In some cases, teachers have also been told to construct a Holocaust curriculum that looks at “opposing” sides of the issue or to limit class discussions on “divisive” topics altogether. In 2021, an administrator in Texas’ Carroll Independent School District reportedly told teachers if they had a book about the Holocaust in their classrooms, they must also provide a book presenting an “opposing” viewpoint. And last year in Ohio, Democrats suggested a classroom censorship bill proposed in the Ohio Statehouse would require teaching “both sides” of the Holocaust. 

Teaching students about the Holocaust in this environment can be daunting. But experts say there are approaches curriculum designers and educators can use to keep lessons grounded in history and improve teachers’ confidence in the material they’re presenting.

There are not two sides

Gretchen Skidmore wants to make one point clear to all educators: They cannot teach opposing sides of the Holocaust because two sides do not exist.

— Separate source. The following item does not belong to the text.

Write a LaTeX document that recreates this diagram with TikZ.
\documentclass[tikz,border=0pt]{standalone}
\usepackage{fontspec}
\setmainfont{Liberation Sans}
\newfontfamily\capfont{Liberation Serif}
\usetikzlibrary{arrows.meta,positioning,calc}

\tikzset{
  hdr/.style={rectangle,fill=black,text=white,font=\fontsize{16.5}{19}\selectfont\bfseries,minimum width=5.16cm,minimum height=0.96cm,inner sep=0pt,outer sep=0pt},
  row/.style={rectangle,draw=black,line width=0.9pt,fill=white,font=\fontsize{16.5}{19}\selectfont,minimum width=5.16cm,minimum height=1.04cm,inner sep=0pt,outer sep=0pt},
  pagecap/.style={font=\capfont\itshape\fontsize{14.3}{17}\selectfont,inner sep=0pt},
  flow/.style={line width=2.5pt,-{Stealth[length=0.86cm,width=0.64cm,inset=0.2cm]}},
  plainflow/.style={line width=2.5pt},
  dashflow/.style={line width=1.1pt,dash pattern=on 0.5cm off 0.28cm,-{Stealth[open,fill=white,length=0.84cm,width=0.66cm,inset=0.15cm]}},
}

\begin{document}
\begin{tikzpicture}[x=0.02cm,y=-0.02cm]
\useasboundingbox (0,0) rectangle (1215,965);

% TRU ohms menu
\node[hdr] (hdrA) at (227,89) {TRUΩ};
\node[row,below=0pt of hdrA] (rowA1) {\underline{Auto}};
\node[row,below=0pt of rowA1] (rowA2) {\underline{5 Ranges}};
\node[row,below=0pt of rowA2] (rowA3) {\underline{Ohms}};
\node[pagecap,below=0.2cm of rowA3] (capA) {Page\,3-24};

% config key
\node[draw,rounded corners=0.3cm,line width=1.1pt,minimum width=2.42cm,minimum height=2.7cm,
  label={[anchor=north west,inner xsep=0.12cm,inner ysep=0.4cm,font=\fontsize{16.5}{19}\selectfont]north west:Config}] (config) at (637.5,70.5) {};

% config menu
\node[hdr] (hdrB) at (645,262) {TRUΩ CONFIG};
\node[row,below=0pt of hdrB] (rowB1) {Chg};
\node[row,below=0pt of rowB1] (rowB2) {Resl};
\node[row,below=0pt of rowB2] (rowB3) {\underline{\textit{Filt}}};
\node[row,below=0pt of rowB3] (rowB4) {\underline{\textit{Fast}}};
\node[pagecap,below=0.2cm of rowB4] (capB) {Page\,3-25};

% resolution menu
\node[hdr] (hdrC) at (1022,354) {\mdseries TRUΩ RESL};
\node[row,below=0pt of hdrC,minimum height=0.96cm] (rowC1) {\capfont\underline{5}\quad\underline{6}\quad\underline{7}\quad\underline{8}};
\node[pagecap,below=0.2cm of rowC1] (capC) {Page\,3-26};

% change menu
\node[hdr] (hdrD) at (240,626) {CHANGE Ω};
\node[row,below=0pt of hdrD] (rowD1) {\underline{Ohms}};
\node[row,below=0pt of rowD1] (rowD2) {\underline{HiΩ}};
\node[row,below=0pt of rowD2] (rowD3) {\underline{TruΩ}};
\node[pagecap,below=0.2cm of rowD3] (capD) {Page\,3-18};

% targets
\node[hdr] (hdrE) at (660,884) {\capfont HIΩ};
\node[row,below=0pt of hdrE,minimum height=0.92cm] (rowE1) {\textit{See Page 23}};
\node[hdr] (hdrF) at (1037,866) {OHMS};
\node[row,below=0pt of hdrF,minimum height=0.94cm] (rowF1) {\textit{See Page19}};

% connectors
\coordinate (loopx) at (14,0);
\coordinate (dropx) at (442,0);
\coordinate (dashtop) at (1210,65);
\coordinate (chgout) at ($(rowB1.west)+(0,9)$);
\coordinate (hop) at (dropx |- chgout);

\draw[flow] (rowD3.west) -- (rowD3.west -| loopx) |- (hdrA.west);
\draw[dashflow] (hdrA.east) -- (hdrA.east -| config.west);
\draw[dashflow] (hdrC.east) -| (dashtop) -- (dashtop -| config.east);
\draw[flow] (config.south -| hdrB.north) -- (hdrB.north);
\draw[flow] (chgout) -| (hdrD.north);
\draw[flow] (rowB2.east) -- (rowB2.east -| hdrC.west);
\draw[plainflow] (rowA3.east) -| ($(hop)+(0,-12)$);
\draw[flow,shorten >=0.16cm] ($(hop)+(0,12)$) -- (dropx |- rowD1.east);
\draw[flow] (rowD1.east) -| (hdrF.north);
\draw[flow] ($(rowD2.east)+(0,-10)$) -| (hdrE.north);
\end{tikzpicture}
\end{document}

“The Holocaust is the most documented case of genocide in history,” said Skidmore, director of education initiatives for the William Levine Family Institute for Holocaust Education, part of the U. S. Holocaust Memorial Museum. “There are not two sides.”

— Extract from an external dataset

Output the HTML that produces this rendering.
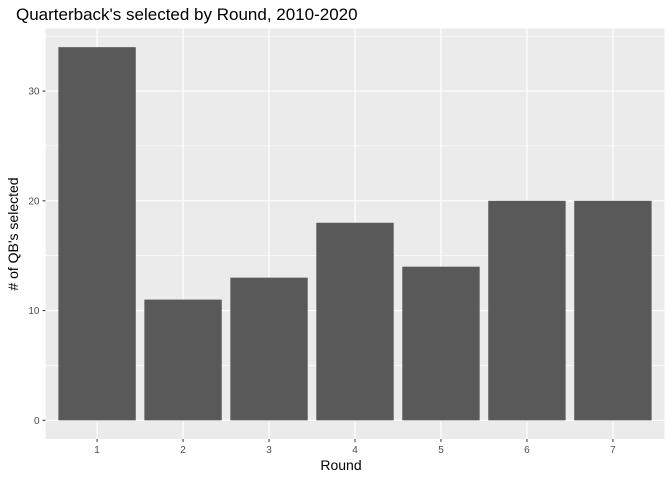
<!DOCTYPE html>
<html><head><meta charset="utf-8"><style>
body{margin:0;background:#fff}
svg{display:block;font-family:"Liberation Sans",Arial,sans-serif}
</style></head><body>
<svg id="chart" width="672" height="480">
<text x="16" y="20" font-size="17" fill="#000">Quarterback's selected by Round, 2010-2020</text>
<rect x="45.5" y="28.5" width="619" height="410.5" fill="#ebebeb"/>
<g id="grid"></g>
<g id="bars"></g>
<g id="axes"></g>
<text x="341" y="470" font-size="14" text-anchor="middle" fill="#000">Round</text>
<text transform="translate(18,234) rotate(-90)" font-size="14" text-anchor="middle" fill="#000"># of QB's selected</text>
</svg>
<script>
const categories=["1","2","3","4","5","6","7"];
const values=[34,11,13,18,14,20,20];
const yTicks=[0,10,20,30];
const yMinor=[5,15,25,35];
const NS="http://www.w3.org/2000/svg";
const pL=45.5,pR=664.5,pT=28.5,pB=439;
const yMin=-1.7,yMax=35.7;
function ys(v){return pB-(v-yMin)/(yMax-yMin)*(pB-pT);}
const step=(pR-pL)/(categories.length+0.2);
function xs(i){return pL+step*(0.6+i);}
function mk(tag,attrs,parent){const e=document.createElementNS(NS,tag);for(const k in attrs)e.setAttribute(k,attrs[k]);parent.appendChild(e);return e;}
const grid=document.getElementById('grid'),bars=document.getElementById('bars'),axes=document.getElementById('axes');
yMinor.forEach(v=>{if(ys(v)<pT)return;const l=mk('line',{x1:pL,x2:pR,y1:ys(v),y2:ys(v),stroke:'#fff','stroke-width':0.6},grid);

});
yTicks.forEach(v=>{const l=mk('line',{x1:pL,x2:pR,y1:ys(v),y2:ys(v),stroke:'#fff','stroke-width':1.2},grid);


const t=mk('line',{x1:pL-3,x2:pL,y1:ys(v),y2:ys(v),stroke:'#333','stroke-width':1},axes);


const tx=mk('text',{x:pL-6,y:ys(v)+3.5,'font-size':10,'text-anchor':'end',fill:'#4d4d4d'},axes);tx.textContent=v;

});
categories.forEach((c,i)=>{const x=xs(i);
const g=mk('line',{x1:x,x2:x,y1:pT,y2:pB,stroke:'#fff','stroke-width':1.2},grid);


const w=step*0.9;
const b=mk('rect',{x:x-w/2,y:ys(values[i]),width:w,height:ys(0)-ys(values[i]),fill:'#595959'},bars);


const t=mk('line',{x1:x,x2:x,y1:pB,y2:pB+3,stroke:'#333','stroke-width':1},axes);


const tx=mk('text',{x:x,y:pB+14,'font-size':10,'text-anchor':'middle',fill:'#4d4d4d'},axes);tx.textContent=c;

});
</script>
</body></html>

Those who try and argue there are two sides to the Holocaust imply there is something untrue in the evidence collected over decades from survivors, said Sheryl Ochayon, the Jerusalem-based project director for the Echoes and Reflections program at Yad Vashem’s International School for Holocaust Studies. To claim these stories have another side is to claim all of those testimonies were false.

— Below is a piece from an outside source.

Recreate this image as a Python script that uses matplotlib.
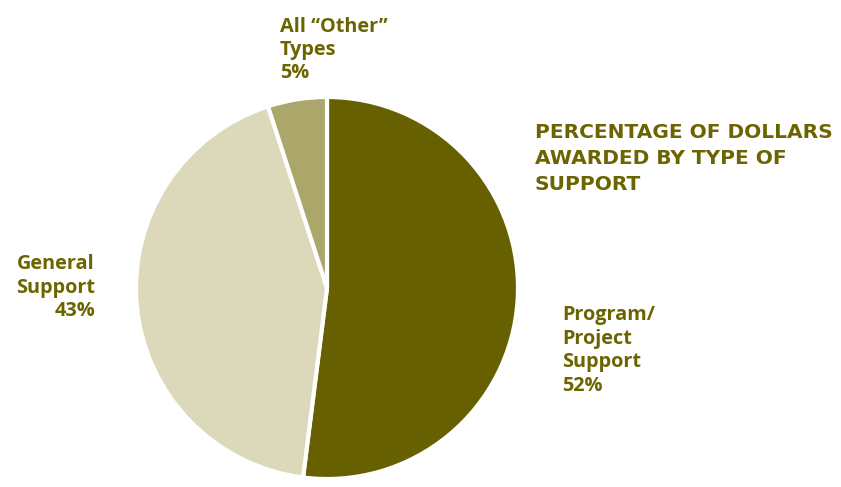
import matplotlib
matplotlib.use("Agg")
import matplotlib.pyplot as plt

categories = ["Program/\nProject\nSupport", "General\nSupport", "All \u201cOther\u201d\nTypes"]
values = [52, 43, 5]
colors = ["#666000", "#dcd9bb", "#aba66a"]
title = "PERCENTAGE OF DOLLARS\nAWARDED BY TYPE OF\nSUPPORT"
text_color = "#6b6400"

W, H = 841, 487
fig = plt.figure(figsize=(W / 100, H / 100), dpi=100)
plt.rcParams['font.family'] = ['Open Sans', 'DejaVu Sans']

cx, cy, r = 327, 288, 191
ax = fig.add_axes([(cx - r) / W, (H - cy - r) / H, 2 * r / W, 2 * r / H])
ax.pie(values, colors=colors, startangle=90, counterclock=False, radius=1,
       wedgeprops=dict(edgecolor="white", linewidth=3))
ax.set_xlim(-1, 1)
ax.set_ylim(-1, 1)
ax.set_aspect("equal")
ax.axis("off")

def put_lines(lines, x, y0, dy, ha, size, family=None):
    for i, ln in enumerate(lines):
        kw = {"family": family} if family else {}
        fig.text(x / W, 1 - (y0 + i * dy) / H, ln, ha=ha, va="center",
                 fontsize=size, fontweight="bold", color=text_color, **kw)

labels = [c.split("\n") + [f"{v}%"] for c, v in zip(categories, values)]
put_lines(labels[0], 562, 315, 23.7, "left", 14.3)
put_lines(labels[1], 95, 264, 23.5, "right", 14.3)
put_lines(labels[2], 280, 27, 23, "left", 14.3)
put_lines(title.split("\n"), 535, 132, 26, "left", 14.5, family=["DejaVu Sans"])

fig.savefig("out.png", dpi=100)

Educators can find many of these testimonies online through the USC Shoah Foundation, Yad Vashem and other institutions — and available to pull up on a computer or mobile device to share and play for classes.

“When you say there are two sides to the Holocaust, it is tantamount to denying,” said Ochayon. 

Find trusted resources

Skidmore said 24 states have laws requiring lessons about the Holocaust. Other states without legislative mandates include curriculum about the Holocaust in their standards. But educators in any state can develop a curriculum by turning to partners and resources, including pre-designed lesson plans for K-12 classes

One starting point for a discussion is to look at the symbols used during the Holocaust. Educators can talk with students about the meaning of these symbols, how they were employed and their connection to antisemitism, said Skidmore.

Yad Vashem, for example, has printed materials about the badges Jews were forced to wear during the Holocaust and the period leading up to it. The U.S. Holocaust Memorial Museum has a specific lesson plan, among its dozens for middle and high school students, on teaching students about Nazi symbols. The roughly one-hour program focuses on use of these symbols as well as where they came from in history.

Skidmore encourages educators to look for local institutions for support and materials, pointing to the Association of Holocaust Organizations, an international membership alliance, as a source. In addition, the Holocaust Museum is hosting a virtual conference in June where educators can access materials, hear directly from survivors, and connect with other teachers.

“We have a community that plays a role in states we could never play,” Skidmore said. “It’s also nice to join a network online of educators who interact with us.”